Exercise details - Below are some entries. Transcribe the lines from the one holding "Emit a Python" to the one holding "from matplotlib.ticker import", inclusive, but not the pictures among them.

Input -
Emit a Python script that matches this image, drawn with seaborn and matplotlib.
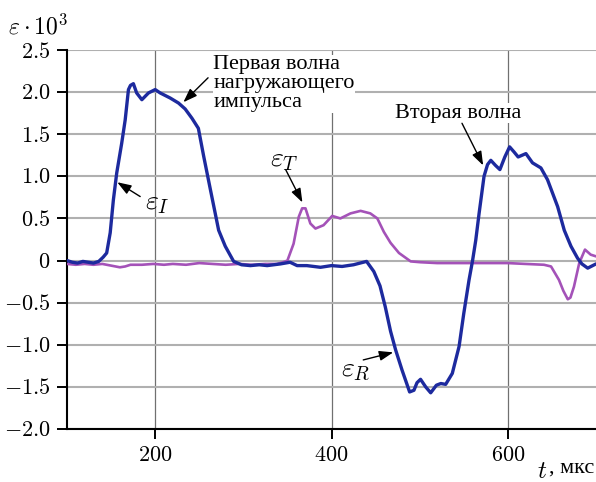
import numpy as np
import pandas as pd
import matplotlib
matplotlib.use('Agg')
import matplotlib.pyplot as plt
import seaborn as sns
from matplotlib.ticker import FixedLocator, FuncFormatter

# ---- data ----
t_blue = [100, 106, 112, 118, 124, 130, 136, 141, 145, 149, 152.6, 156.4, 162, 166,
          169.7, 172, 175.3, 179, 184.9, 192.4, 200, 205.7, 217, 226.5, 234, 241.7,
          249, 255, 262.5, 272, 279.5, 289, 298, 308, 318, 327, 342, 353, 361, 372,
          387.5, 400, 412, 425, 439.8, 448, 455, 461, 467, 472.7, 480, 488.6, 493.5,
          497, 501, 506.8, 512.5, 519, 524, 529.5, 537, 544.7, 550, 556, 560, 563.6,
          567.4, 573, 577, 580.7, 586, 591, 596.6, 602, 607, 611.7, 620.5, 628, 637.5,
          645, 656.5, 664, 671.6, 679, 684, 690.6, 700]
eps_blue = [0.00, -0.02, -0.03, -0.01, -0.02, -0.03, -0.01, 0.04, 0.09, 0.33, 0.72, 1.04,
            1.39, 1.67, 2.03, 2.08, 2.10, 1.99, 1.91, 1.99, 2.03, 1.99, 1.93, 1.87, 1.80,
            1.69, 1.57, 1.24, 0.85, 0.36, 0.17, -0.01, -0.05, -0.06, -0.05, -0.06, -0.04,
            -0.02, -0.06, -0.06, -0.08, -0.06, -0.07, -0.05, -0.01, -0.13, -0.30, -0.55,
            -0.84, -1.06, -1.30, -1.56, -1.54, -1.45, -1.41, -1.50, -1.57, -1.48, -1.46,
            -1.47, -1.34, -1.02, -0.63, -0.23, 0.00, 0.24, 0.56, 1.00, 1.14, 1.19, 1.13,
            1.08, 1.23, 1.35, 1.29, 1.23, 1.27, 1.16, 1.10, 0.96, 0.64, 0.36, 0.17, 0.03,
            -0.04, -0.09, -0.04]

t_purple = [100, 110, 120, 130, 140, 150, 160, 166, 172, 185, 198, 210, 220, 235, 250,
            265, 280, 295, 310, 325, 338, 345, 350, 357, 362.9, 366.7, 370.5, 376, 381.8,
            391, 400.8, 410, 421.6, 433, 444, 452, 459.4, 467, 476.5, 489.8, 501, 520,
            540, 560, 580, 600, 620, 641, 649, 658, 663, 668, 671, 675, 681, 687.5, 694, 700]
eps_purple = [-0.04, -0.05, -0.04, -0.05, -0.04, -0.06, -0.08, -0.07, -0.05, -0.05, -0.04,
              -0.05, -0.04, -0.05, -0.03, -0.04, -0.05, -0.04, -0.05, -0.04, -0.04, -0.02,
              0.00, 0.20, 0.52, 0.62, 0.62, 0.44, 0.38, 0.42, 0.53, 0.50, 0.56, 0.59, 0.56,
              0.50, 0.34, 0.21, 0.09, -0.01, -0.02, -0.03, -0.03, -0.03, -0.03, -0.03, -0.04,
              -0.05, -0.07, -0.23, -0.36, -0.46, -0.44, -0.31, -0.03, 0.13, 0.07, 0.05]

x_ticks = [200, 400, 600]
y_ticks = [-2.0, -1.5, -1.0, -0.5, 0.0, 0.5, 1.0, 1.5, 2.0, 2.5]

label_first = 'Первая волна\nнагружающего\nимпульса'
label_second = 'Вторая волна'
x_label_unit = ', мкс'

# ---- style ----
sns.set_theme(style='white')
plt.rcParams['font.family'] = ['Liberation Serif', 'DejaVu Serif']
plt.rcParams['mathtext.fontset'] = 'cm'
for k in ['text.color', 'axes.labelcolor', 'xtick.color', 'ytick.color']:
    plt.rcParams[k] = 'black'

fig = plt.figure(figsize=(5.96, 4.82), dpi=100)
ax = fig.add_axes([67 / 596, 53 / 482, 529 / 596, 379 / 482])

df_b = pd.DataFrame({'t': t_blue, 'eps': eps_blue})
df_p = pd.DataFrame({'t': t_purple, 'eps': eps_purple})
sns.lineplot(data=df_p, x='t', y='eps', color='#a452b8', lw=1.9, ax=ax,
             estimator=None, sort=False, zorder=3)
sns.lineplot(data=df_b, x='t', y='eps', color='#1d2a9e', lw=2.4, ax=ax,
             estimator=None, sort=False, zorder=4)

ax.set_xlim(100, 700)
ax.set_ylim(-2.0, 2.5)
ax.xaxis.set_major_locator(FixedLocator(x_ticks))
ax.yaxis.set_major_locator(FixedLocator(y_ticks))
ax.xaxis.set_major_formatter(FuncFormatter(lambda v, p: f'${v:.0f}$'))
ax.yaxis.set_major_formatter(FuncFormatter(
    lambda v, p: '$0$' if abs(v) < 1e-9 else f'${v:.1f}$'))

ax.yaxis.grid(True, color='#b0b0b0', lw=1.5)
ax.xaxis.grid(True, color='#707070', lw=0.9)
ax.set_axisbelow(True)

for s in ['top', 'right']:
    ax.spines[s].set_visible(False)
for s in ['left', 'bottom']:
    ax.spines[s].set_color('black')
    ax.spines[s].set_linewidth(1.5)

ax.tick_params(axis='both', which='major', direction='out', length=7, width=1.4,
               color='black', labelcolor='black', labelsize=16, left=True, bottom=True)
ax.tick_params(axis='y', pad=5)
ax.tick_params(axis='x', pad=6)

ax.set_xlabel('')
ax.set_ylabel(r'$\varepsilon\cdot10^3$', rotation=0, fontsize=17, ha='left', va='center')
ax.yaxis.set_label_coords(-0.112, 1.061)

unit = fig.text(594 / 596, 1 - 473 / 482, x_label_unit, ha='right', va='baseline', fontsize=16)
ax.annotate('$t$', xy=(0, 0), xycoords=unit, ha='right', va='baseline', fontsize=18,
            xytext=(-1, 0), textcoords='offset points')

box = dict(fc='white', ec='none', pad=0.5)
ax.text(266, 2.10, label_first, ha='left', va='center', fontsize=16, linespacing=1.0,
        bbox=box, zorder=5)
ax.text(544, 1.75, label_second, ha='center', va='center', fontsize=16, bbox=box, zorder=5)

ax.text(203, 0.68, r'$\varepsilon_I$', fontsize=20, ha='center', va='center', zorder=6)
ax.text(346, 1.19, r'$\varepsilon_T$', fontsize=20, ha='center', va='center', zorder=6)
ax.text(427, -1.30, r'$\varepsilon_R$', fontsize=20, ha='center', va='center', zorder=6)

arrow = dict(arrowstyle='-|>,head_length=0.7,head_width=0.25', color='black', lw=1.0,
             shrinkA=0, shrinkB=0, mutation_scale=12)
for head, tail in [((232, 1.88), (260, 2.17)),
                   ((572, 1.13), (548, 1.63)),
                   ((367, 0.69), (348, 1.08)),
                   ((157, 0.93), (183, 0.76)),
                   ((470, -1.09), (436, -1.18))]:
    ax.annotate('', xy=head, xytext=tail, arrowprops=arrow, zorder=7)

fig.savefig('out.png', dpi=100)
--
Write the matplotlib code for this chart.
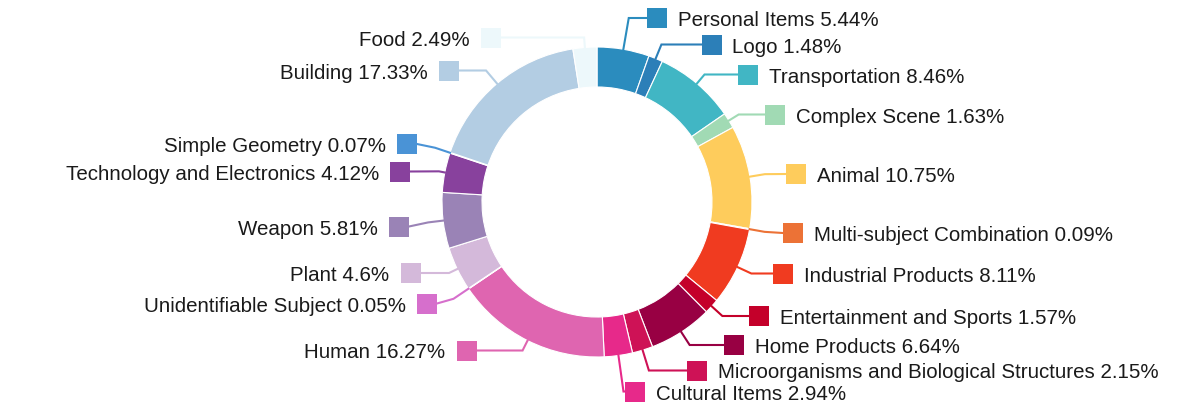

Full solution -
Emit a Python script that matches this image, drawn with seaborn and matplotlib.
import numpy as np
import pandas as pd
import matplotlib
matplotlib.use('Agg')
import matplotlib.pyplot as plt
import seaborn as sns
from matplotlib.ticker import FixedLocator, FuncFormatter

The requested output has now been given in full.